Records to use:
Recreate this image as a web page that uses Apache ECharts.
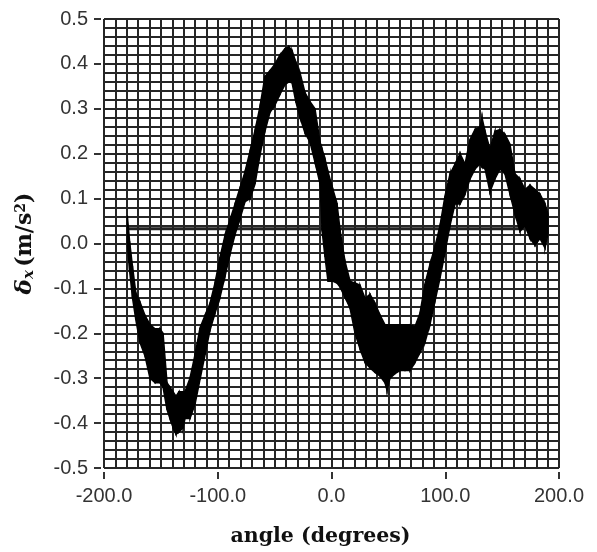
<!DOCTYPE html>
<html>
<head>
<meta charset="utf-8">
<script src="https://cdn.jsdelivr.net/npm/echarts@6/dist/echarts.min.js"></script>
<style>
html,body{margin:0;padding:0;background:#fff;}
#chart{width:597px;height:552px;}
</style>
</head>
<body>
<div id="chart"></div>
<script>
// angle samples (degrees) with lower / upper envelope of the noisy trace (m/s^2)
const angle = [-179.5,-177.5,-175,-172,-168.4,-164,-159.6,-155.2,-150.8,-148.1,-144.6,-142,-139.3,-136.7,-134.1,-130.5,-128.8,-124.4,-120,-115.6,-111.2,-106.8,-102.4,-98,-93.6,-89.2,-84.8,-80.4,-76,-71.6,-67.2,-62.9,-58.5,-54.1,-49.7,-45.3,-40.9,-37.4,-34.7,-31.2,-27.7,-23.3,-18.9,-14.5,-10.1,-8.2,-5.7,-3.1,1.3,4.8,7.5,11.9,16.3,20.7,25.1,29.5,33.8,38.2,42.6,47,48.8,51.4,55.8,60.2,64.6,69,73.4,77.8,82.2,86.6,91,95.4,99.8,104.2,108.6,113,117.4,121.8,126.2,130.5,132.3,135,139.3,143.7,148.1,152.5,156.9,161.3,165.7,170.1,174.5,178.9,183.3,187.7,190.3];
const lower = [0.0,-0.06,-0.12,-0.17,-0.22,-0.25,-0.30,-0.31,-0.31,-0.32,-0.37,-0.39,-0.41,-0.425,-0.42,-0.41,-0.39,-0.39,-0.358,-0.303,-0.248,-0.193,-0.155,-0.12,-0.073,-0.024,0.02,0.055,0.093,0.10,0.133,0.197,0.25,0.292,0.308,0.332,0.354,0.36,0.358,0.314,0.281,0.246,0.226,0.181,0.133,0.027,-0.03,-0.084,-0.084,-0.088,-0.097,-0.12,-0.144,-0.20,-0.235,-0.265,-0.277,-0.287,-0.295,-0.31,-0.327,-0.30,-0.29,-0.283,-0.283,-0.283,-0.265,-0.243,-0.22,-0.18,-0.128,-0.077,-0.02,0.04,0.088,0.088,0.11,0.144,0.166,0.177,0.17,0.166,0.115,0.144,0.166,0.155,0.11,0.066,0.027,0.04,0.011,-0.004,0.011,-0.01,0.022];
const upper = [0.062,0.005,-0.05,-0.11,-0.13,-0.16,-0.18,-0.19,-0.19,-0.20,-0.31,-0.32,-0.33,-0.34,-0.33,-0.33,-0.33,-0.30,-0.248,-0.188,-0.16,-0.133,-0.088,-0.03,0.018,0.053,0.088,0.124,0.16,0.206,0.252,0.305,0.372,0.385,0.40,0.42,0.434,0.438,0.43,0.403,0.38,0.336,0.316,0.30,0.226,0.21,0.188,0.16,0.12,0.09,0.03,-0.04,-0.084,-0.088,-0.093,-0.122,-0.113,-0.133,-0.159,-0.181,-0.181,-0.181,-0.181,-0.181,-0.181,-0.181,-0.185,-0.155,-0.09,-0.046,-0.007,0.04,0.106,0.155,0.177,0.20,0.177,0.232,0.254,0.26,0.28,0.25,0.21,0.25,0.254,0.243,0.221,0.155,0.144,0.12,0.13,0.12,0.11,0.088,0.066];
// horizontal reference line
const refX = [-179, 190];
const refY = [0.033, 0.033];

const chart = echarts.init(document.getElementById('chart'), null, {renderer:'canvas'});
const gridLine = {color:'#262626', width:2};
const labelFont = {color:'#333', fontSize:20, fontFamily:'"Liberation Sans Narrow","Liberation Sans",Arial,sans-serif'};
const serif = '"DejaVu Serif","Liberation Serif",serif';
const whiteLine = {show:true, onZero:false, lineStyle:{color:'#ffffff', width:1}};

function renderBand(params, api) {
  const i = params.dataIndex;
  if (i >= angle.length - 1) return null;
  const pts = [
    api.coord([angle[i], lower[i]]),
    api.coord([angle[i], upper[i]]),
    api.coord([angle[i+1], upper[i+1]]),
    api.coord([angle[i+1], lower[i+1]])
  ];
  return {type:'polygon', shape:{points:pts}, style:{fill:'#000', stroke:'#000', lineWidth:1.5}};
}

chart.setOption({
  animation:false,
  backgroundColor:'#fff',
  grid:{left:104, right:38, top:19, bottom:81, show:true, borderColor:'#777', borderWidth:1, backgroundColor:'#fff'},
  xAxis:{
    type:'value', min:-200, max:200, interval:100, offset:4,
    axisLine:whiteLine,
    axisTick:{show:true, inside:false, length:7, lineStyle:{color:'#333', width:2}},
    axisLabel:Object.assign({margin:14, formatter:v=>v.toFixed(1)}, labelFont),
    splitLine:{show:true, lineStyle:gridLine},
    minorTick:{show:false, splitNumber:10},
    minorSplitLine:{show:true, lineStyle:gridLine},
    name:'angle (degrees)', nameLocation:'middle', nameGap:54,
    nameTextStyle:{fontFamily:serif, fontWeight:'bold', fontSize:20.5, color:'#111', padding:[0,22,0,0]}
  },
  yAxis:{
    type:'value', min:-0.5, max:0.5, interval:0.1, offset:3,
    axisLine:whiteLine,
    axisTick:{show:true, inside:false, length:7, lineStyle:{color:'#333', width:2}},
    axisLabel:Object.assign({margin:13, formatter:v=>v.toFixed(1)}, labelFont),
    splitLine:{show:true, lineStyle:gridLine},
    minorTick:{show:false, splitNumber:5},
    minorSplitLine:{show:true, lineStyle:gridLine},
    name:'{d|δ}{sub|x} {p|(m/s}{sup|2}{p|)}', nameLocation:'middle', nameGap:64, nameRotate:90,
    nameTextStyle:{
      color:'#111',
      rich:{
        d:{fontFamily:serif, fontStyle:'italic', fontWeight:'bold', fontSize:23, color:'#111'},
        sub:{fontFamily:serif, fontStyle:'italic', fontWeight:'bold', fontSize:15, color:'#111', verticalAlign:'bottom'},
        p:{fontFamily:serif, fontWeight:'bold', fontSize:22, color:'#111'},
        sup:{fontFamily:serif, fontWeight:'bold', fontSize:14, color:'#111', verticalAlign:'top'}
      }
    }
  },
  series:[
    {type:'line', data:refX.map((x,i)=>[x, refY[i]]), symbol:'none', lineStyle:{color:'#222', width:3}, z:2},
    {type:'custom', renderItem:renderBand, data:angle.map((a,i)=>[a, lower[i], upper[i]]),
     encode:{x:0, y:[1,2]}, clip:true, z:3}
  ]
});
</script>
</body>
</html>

...

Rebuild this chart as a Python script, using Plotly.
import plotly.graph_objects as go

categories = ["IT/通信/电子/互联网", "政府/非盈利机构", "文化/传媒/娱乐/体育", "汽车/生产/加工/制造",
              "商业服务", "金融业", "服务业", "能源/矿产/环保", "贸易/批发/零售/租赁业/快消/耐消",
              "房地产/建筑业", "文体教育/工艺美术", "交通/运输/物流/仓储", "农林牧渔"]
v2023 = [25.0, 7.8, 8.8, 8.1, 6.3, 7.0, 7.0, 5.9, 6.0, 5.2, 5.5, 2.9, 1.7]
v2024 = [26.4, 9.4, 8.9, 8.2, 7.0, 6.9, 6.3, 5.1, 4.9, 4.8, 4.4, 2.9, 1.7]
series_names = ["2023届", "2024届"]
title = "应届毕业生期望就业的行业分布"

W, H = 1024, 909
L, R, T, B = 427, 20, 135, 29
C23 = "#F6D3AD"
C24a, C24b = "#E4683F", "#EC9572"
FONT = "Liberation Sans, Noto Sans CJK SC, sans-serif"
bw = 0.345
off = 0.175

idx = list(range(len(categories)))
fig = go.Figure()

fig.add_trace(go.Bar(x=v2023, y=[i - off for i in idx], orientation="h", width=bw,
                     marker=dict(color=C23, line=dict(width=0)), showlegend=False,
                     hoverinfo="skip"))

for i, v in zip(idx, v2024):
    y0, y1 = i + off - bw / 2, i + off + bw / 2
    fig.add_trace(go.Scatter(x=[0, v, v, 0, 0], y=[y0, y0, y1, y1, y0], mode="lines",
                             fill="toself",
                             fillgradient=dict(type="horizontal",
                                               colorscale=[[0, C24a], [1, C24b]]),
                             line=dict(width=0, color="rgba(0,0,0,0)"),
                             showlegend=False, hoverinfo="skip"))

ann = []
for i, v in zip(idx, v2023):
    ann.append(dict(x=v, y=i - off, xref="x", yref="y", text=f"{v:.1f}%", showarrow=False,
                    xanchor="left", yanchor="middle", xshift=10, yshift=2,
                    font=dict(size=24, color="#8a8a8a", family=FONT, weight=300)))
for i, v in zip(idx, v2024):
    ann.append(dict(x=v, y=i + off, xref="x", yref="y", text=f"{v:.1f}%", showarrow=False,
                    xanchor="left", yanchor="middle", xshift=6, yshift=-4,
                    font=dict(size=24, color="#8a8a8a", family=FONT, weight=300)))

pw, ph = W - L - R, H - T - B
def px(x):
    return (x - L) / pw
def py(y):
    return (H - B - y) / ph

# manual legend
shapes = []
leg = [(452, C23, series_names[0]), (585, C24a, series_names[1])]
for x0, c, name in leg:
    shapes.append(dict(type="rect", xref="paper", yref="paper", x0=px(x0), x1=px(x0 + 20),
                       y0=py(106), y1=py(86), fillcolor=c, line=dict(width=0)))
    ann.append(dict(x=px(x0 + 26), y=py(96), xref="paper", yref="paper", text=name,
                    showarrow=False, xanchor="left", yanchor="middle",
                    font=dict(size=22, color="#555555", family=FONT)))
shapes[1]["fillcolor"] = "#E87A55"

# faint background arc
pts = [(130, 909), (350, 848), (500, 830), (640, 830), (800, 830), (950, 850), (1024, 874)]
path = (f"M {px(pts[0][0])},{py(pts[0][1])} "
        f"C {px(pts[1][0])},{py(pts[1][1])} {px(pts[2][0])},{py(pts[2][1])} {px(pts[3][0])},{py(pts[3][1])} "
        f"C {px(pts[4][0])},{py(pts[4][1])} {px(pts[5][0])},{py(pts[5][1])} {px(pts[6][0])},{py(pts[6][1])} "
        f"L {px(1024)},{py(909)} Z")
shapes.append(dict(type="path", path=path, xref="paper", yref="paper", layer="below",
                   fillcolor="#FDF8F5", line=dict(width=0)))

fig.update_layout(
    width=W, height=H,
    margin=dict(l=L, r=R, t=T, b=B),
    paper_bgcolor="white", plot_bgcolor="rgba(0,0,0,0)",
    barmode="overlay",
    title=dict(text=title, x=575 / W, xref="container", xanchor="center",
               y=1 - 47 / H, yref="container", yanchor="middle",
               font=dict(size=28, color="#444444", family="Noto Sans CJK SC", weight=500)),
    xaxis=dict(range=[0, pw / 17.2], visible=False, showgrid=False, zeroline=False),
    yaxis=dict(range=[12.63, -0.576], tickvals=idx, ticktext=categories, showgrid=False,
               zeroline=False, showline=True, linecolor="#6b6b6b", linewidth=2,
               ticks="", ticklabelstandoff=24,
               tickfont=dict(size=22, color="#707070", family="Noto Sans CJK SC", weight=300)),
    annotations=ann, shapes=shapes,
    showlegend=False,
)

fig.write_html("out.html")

Exercise directions: Pictures stay out: repeat exactly only the lines from the one with "Recreate this image" through the one with "const refY = [0.033, 0.033];".

Result of this task:
Recreate this image as a web page that uses Apache ECharts.
<!DOCTYPE html>
<html>
<head>
<meta charset="utf-8">
<script src="https://cdn.jsdelivr.net/npm/echarts@6/dist/echarts.min.js"></script>
<style>
html,body{margin:0;padding:0;background:#fff;}
#chart{width:597px;height:552px;}
</style>
</head>
<body>
<div id="chart"></div>
<script>
// angle samples (degrees) with lower / upper envelope of the noisy trace (m/s^2)
const angle = [-179.5,-177.5,-175,-172,-168.4,-164,-159.6,-155.2,-150.8,-148.1,-144.6,-142,-139.3,-136.7,-134.1,-130.5,-128.8,-124.4,-120,-115.6,-111.2,-106.8,-102.4,-98,-93.6,-89.2,-84.8,-80.4,-76,-71.6,-67.2,-62.9,-58.5,-54.1,-49.7,-45.3,-40.9,-37.4,-34.7,-31.2,-27.7,-23.3,-18.9,-14.5,-10.1,-8.2,-5.7,-3.1,1.3,4.8,7.5,11.9,16.3,20.7,25.1,29.5,33.8,38.2,42.6,47,48.8,51.4,55.8,60.2,64.6,69,73.4,77.8,82.2,86.6,91,95.4,99.8,104.2,108.6,113,117.4,121.8,126.2,130.5,132.3,135,139.3,143.7,148.1,152.5,156.9,161.3,165.7,170.1,174.5,178.9,183.3,187.7,190.3];
const lower = [0.0,-0.06,-0.12,-0.17,-0.22,-0.25,-0.30,-0.31,-0.31,-0.32,-0.37,-0.39,-0.41,-0.425,-0.42,-0.41,-0.39,-0.39,-0.358,-0.303,-0.248,-0.193,-0.155,-0.12,-0.073,-0.024,0.02,0.055,0.093,0.10,0.133,0.197,0.25,0.292,0.308,0.332,0.354,0.36,0.358,0.314,0.281,0.246,0.226,0.181,0.133,0.027,-0.03,-0.084,-0.084,-0.088,-0.097,-0.12,-0.144,-0.20,-0.235,-0.265,-0.277,-0.287,-0.295,-0.31,-0.327,-0.30,-0.29,-0.283,-0.283,-0.283,-0.265,-0.243,-0.22,-0.18,-0.128,-0.077,-0.02,0.04,0.088,0.088,0.11,0.144,0.166,0.177,0.17,0.166,0.115,0.144,0.166,0.155,0.11,0.066,0.027,0.04,0.011,-0.004,0.011,-0.01,0.022];
const upper = [0.062,0.005,-0.05,-0.11,-0.13,-0.16,-0.18,-0.19,-0.19,-0.20,-0.31,-0.32,-0.33,-0.34,-0.33,-0.33,-0.33,-0.30,-0.248,-0.188,-0.16,-0.133,-0.088,-0.03,0.018,0.053,0.088,0.124,0.16,0.206,0.252,0.305,0.372,0.385,0.40,0.42,0.434,0.438,0.43,0.403,0.38,0.336,0.316,0.30,0.226,0.21,0.188,0.16,0.12,0.09,0.03,-0.04,-0.084,-0.088,-0.093,-0.122,-0.113,-0.133,-0.159,-0.181,-0.181,-0.181,-0.181,-0.181,-0.181,-0.181,-0.185,-0.155,-0.09,-0.046,-0.007,0.04,0.106,0.155,0.177,0.20,0.177,0.232,0.254,0.26,0.28,0.25,0.21,0.25,0.254,0.243,0.221,0.155,0.144,0.12,0.13,0.12,0.11,0.088,0.066];
// horizontal reference line
const refX = [-179, 190];
const refY = [0.033, 0.033];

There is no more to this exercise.